● **RECORDED DATA**:
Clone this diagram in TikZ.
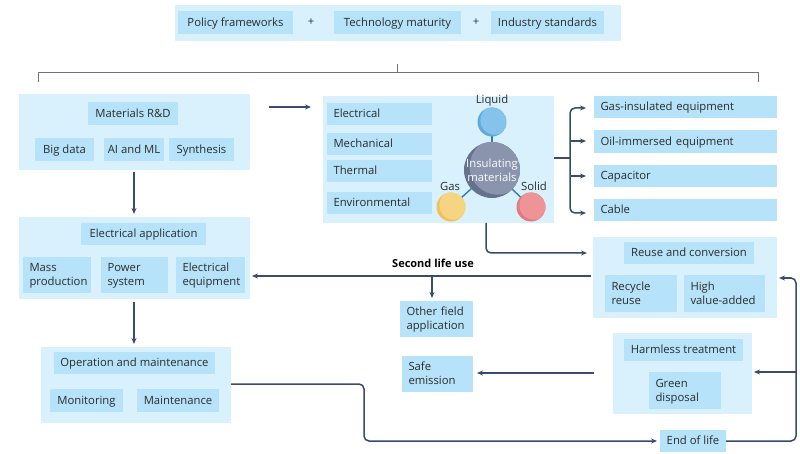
\documentclass[tikz,border=0pt]{standalone}
\usepackage{fontspec}
\setmainfont{Open Sans}
\usetikzlibrary{arrows.meta,calc}
\definecolor{panelc}{HTML}{D9F1FD}
\definecolor{boxc}{HTML}{B6E3F9}
\definecolor{linec}{HTML}{3A4B6E}
\definecolor{inkc}{HTML}{2B2B2B}
\definecolor{liqd}{HTML}{5FA9DC}\definecolor{liql}{HTML}{86C3EC}
\definecolor{gasd}{HTML}{F0C25E}\definecolor{gasl}{HTML}{F6D582}
\definecolor{sold}{HTML}{DF7C7F}\definecolor{soll}{HTML}{EE9497}
\definecolor{insd}{HTML}{66718D}\definecolor{insl}{HTML}{8B94AD}
\definecolor{stemc}{HTML}{2E7DB5}
\tikzset{
  x=1pt,y=-1pt,
  panel/.style={fill=panelc,draw=none,inner sep=0},
  cbox/.style={fill=boxc,draw=none,inner sep=0,text=inkc,font=\fontsize{11.3}{14}\selectfont,align=center},
  lbox/.style={cbox,align=left},
  conn/.style={draw=linec,line width=1.5pt,rounded corners=5pt},
  arr/.style={conn,-{Stealth[length=6pt,width=5pt]}},
  brk/.style={draw=black!55,line width=.7pt},
  plain/.style={text=inkc,font=\fontsize{11.3}{14}\selectfont,inner sep=0},
  ball/.style={circle,inner sep=0,draw=none},
  stem/.style={draw=stemc,line width=1.4pt},
}
\newcommand{\topst}{\rule{0pt}{10pt}}
\newcommand{\botst}{\rule[-2.7pt]{0pt}{2.7pt}}
\newcommand{\pbox}[7]{\node[#6,minimum width=#4pt-#2pt,minimum height=#5pt-#3pt] (#1) at ({(#2+#4)/2},{(#3+#5)/2}) {\topst #7\botst};}
\newcommand{\lpbox}[6]{\node[lbox,text width=#4pt-#2pt-13pt,minimum height=#5pt-#3pt,inner xsep=6.5pt] (#1) at ({(#2+#4)/2},{(#3+#5)/2}) {\topst #6\botst};}
\newcommand{\shball}[6]{%
  \begin{scope}
    \clip (#2,#3) circle (#4pt);
    \fill[#5] (#2,#3) circle (#4pt);
    \fill[#6] (#2+#4*0.2,#3-#4*0.12) circle (#4pt);
  \end{scope}
  \node[ball,minimum size=2*#4pt] (#1) at (#2,#3) {};}
\begin{document}
\begin{tikzpicture}
\useasboundingbox (0,0) rectangle (800,454);
\fill[white] (0,0) rectangle (800,454);
% top
\pbox{toppanel}{175}{5}{621}{41}{panel}{}
\pbox{policy}{178}{11}{293}{34}{cbox}{Policy frameworks}
\pbox{tech}{334}{11}{461}{34}{cbox}{Technology maturity}
\pbox{indus}{491}{11}{604}{34}{cbox}{Industry standards}
\node[plain] (plusa) at (311,22) {+};
\node[plain] (plusb) at (476,22) {+};
% bracket
\coordinate (brL) at (38,82);
\coordinate (brLt) at (38,72);
\coordinate (brR) at (758,82);
\coordinate (brRt) at (758,72);
\coordinate (brS) at (397,64);
\coordinate (brSb) at (397,72);
\draw[brk] (brL) -- (brLt) -- (brRt) -- (brR);
\draw[brk] (brS) -- (brSb);
% materials
\pbox{matpanel}{19}{94}{250}{170}{panel}{}
\pbox{matrd}{88}{102}{178}{125}{cbox}{Materials R\&D}
\pbox{bigdata}{35}{138}{94}{161}{cbox}{Big data}
\pbox{aiml}{104}{138}{164}{161}{cbox}{AI and ML}
\pbox{synth}{169}{138}{234}{161}{cbox}{Synthesis}
% electrical application
\pbox{elpanel}{19}{217}{250}{299}{panel}{}
\pbox{elapp}{81}{223}{206}{245}{cbox}{Electrical application}
\lpbox{mass}{23}{257}{91}{293}{Mass\\production}
\lpbox{power}{101}{257}{168}{293}{Power\\system}
\lpbox{eleq}{176}{257}{245}{293}{Electrical\\equipment}
% O&M
\pbox{ompanel}{41}{347}{231}{423}{panel}{}
\pbox{om}{54}{352}{215}{374}{cbox}{Operation and maintenance}
\pbox{monit}{50}{389}{123}{412}{cbox}{Monitoring}
\pbox{maint}{137}{389}{219}{412}{cbox}{Maintenance}
% centre
\pbox{cpanel}{323}{96}{554}{223}{panel}{}
\lpbox{electrical}{327}{103}{432}{125}{Electrical}
\lpbox{mech}{327}{133}{432}{155}{Mechanical}
\lpbox{therm}{327}{160}{432}{182}{Thermal}
\lpbox{envir}{327}{192}{432}{214}{Environmental}
\coordinate (liqc) at (492,122);
\coordinate (gasc) at (451,207);
\coordinate (solc) at (531,207);
\coordinate (insc) at (492,170);
\draw[stem] (insc) -- (liqc);
\draw[stem] (insc) -- (gasc);
\draw[stem] (insc) -- (solc);
\shball{liquid}{492}{122}{14.5}{liqd}{liql}
\shball{gas}{451}{207}{14.5}{gasd}{gasl}
\shball{solid}{531}{207}{14.5}{sold}{soll}
\shball{insul}{492}{170}{28}{insd}{insl}
\node[plain,align=center,text=white!90!panelc] (insult) at (492,170) {Insulating\\materials};
\node[plain] (liqt) at (492,101) {Liquid};
\node[plain] (gast) at (450,186) {Gas};
\node[plain] (solt) at (534,186) {Solid};
% equipment
\lpbox{gasins}{594}{96}{777}{118}{Gas-insulated equipment}
\lpbox{oil}{594}{130}{777}{153}{Oil-immersed equipment}
\lpbox{cap}{594}{165}{777}{187}{Capacitor}
\lpbox{cable}{594}{199}{777}{221}{Cable}
% reuse
\pbox{reusepanel}{593}{237}{777}{318}{panel}{}
\pbox{reuse}{624}{242}{754}{264}{cbox}{Reuse and conversion}
\lpbox{recycle}{605}{275}{677}{312}{Recycle\\reuse}
\lpbox{high}{684}{275}{765}{312}{High\\value-added}
% harmless
\pbox{harmpanel}{613}{333}{752}{414}{panel}{}
\pbox{harm}{624}{339}{743}{361}{cbox}{Harmless treatment}
\lpbox{green}{649}{372}{721}{409}{Green\\disposal}
% other boxes
\lpbox{other}{400}{301}{473}{337}{Other field\\application}
\lpbox{safe}{402}{356}{473}{392}{Safe\\emission}
\pbox{eol}{660}{430}{726}{452}{cbox}{End of life}
\node[plain,font=\fontsize{11}{13}\selectfont\bfseries,text=black] (second) at (433,263) {Second life use};
% connectors
\coordinate (trunkIn) at (570,158);
\coordinate (mA) at (269,107);
\coordinate (mB) at (311,107);
\draw[arr] (mA) -- (mB);
\draw[arr] (matpanel.south -| 134,0) ++(0,2) -- (134,214);
\draw[arr] (134,302) -- (134,344);
\draw[conn,rounded corners=0] (cpanel.east |- trunkIn) -- (trunkIn);
\draw[arr] (trunkIn) -- (570,108) -- (586,108);
\draw[arr,rounded corners=0] (570,141) -- (586,141);
\draw[arr,rounded corners=0] (570,176) -- (586,176);
\draw[arr] (trunkIn) -- (570,213) -- (586,213);
\draw[arr] (486,223) -- (486,253) -- (587,253);
\draw[arr] (591,276) -- (252,276);
\draw[arr] (432,276) -- (432,298);
\draw[arr] (594,373) -- (477,373);
\draw[arr] (ompanel.east |- 0,384) -- (364,384) -- (364,441) -- (657,441);
\draw[arr] (eol.east) -- (796,441) -- (796,278) -- (779,278);
\draw[arr,rounded corners=0] (796,372) -- (754,372);
\end{tikzpicture}
\end{document}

● **WHAT YOU NEED TO DO**:
The listing above must be printed again exactly, minus its pictures.

● **OUTPUT OF THE EXERCISE**:
Clone this diagram in TikZ.
\documentclass[tikz,border=0pt]{standalone}
\usepackage{fontspec}
\setmainfont{Open Sans}
\usetikzlibrary{arrows.meta,calc}
\definecolor{panelc}{HTML}{D9F1FD}
\definecolor{boxc}{HTML}{B6E3F9}
\definecolor{linec}{HTML}{3A4B6E}
\definecolor{inkc}{HTML}{2B2B2B}
\definecolor{liqd}{HTML}{5FA9DC}\definecolor{liql}{HTML}{86C3EC}
\definecolor{gasd}{HTML}{F0C25E}\definecolor{gasl}{HTML}{F6D582}
\definecolor{sold}{HTML}{DF7C7F}\definecolor{soll}{HTML}{EE9497}
\definecolor{insd}{HTML}{66718D}\definecolor{insl}{HTML}{8B94AD}
\definecolor{stemc}{HTML}{2E7DB5}
\tikzset{
  x=1pt,y=-1pt,
  panel/.style={fill=panelc,draw=none,inner sep=0},
  cbox/.style={fill=boxc,draw=none,inner sep=0,text=inkc,font=\fontsize{11.3}{14}\selectfont,align=center},
  lbox/.style={cbox,align=left},
  conn/.style={draw=linec,line width=1.5pt,rounded corners=5pt},
  arr/.style={conn,-{Stealth[length=6pt,width=5pt]}},
  brk/.style={draw=black!55,line width=.7pt},
  plain/.style={text=inkc,font=\fontsize{11.3}{14}\selectfont,inner sep=0},
  ball/.style={circle,inner sep=0,draw=none},
  stem/.style={draw=stemc,line width=1.4pt},
}
\newcommand{\topst}{\rule{0pt}{10pt}}
\newcommand{\botst}{\rule[-2.7pt]{0pt}{2.7pt}}
\newcommand{\pbox}[7]{\node[#6,minimum width=#4pt-#2pt,minimum height=#5pt-#3pt] (#1) at ({(#2+#4)/2},{(#3+#5)/2}) {\topst #7\botst};}
\newcommand{\lpbox}[6]{\node[lbox,text width=#4pt-#2pt-13pt,minimum height=#5pt-#3pt,inner xsep=6.5pt] (#1) at ({(#2+#4)/2},{(#3+#5)/2}) {\topst #6\botst};}
\newcommand{\shball}[6]{%
  \begin{scope}
    \clip (#2,#3) circle (#4pt);
    \fill[#5] (#2,#3) circle (#4pt);
    \fill[#6] (#2+#4*0.2,#3-#4*0.12) circle (#4pt);
  \end{scope}
  \node[ball,minimum size=2*#4pt] (#1) at (#2,#3) {};}
\begin{document}
\begin{tikzpicture}
\useasboundingbox (0,0) rectangle (800,454);
\fill[white] (0,0) rectangle (800,454);
% top
\pbox{toppanel}{175}{5}{621}{41}{panel}{}
\pbox{policy}{178}{11}{293}{34}{cbox}{Policy frameworks}
\pbox{tech}{334}{11}{461}{34}{cbox}{Technology maturity}
\pbox{indus}{491}{11}{604}{34}{cbox}{Industry standards}
\node[plain] (plusa) at (311,22) {+};
\node[plain] (plusb) at (476,22) {+};
% bracket
\coordinate (brL) at (38,82);
\coordinate (brLt) at (38,72);
\coordinate (brR) at (758,82);
\coordinate (brRt) at (758,72);
\coordinate (brS) at (397,64);
\coordinate (brSb) at (397,72);
\draw[brk] (brL) -- (brLt) -- (brRt) -- (brR);
\draw[brk] (brS) -- (brSb);
% materials
\pbox{matpanel}{19}{94}{250}{170}{panel}{}
\pbox{matrd}{88}{102}{178}{125}{cbox}{Materials R\&D}
\pbox{bigdata}{35}{138}{94}{161}{cbox}{Big data}
\pbox{aiml}{104}{138}{164}{161}{cbox}{AI and ML}
\pbox{synth}{169}{138}{234}{161}{cbox}{Synthesis}
% electrical application
\pbox{elpanel}{19}{217}{250}{299}{panel}{}
\pbox{elapp}{81}{223}{206}{245}{cbox}{Electrical application}
\lpbox{mass}{23}{257}{91}{293}{Mass\\production}
\lpbox{power}{101}{257}{168}{293}{Power\\system}
\lpbox{eleq}{176}{257}{245}{293}{Electrical\\equipment}
% O&M
\pbox{ompanel}{41}{347}{231}{423}{panel}{}
\pbox{om}{54}{352}{215}{374}{cbox}{Operation and maintenance}
\pbox{monit}{50}{389}{123}{412}{cbox}{Monitoring}
\pbox{maint}{137}{389}{219}{412}{cbox}{Maintenance}
% centre
\pbox{cpanel}{323}{96}{554}{223}{panel}{}
\lpbox{electrical}{327}{103}{432}{125}{Electrical}
\lpbox{mech}{327}{133}{432}{155}{Mechanical}
\lpbox{therm}{327}{160}{432}{182}{Thermal}
\lpbox{envir}{327}{192}{432}{214}{Environmental}
\coordinate (liqc) at (492,122);
\coordinate (gasc) at (451,207);
\coordinate (solc) at (531,207);
\coordinate (insc) at (492,170);
\draw[stem] (insc) -- (liqc);
\draw[stem] (insc) -- (gasc);
\draw[stem] (insc) -- (solc);
\shball{liquid}{492}{122}{14.5}{liqd}{liql}
\shball{gas}{451}{207}{14.5}{gasd}{gasl}
\shball{solid}{531}{207}{14.5}{sold}{soll}
\shball{insul}{492}{170}{28}{insd}{insl}
\node[plain,align=center,text=white!90!panelc] (insult) at (492,170) {Insulating\\materials};
\node[plain] (liqt) at (492,101) {Liquid};
\node[plain] (gast) at (450,186) {Gas};
\node[plain] (solt) at (534,186) {Solid};
% equipment
\lpbox{gasins}{594}{96}{777}{118}{Gas-insulated equipment}
\lpbox{oil}{594}{130}{777}{153}{Oil-immersed equipment}
\lpbox{cap}{594}{165}{777}{187}{Capacitor}
\lpbox{cable}{594}{199}{777}{221}{Cable}
% reuse
\pbox{reusepanel}{593}{237}{777}{318}{panel}{}
\pbox{reuse}{624}{242}{754}{264}{cbox}{Reuse and conversion}
\lpbox{recycle}{605}{275}{677}{312}{Recycle\\reuse}
\lpbox{high}{684}{275}{765}{312}{High\\value-added}
% harmless
\pbox{harmpanel}{613}{333}{752}{414}{panel}{}
\pbox{harm}{624}{339}{743}{361}{cbox}{Harmless treatment}
\lpbox{green}{649}{372}{721}{409}{Green\\disposal}
% other boxes
\lpbox{other}{400}{301}{473}{337}{Other field\\application}
\lpbox{safe}{402}{356}{473}{392}{Safe\\emission}
\pbox{eol}{660}{430}{726}{452}{cbox}{End of life}
\node[plain,font=\fontsize{11}{13}\selectfont\bfseries,text=black] (second) at (433,263) {Second life use};
% connectors
\coordinate (trunkIn) at (570,158);
\coordinate (mA) at (269,107);
\coordinate (mB) at (311,107);
\draw[arr] (mA) -- (mB);
\draw[arr] (matpanel.south -| 134,0) ++(0,2) -- (134,214);
\draw[arr] (134,302) -- (134,344);
\draw[conn,rounded corners=0] (cpanel.east |- trunkIn) -- (trunkIn);
\draw[arr] (trunkIn) -- (570,108) -- (586,108);
\draw[arr,rounded corners=0] (570,141) -- (586,141);
\draw[arr,rounded corners=0] (570,176) -- (586,176);
\draw[arr] (trunkIn) -- (570,213) -- (586,213);
\draw[arr] (486,223) -- (486,253) -- (587,253);
\draw[arr] (591,276) -- (252,276);
\draw[arr] (432,276) -- (432,298);
\draw[arr] (594,373) -- (477,373);
\draw[arr] (ompanel.east |- 0,384) -- (364,384) -- (364,441) -- (657,441);
\draw[arr] (eol.east) -- (796,441) -- (796,278) -- (779,278);
\draw[arr,rounded corners=0] (796,372) -- (754,372);
\end{tikzpicture}
\end{document}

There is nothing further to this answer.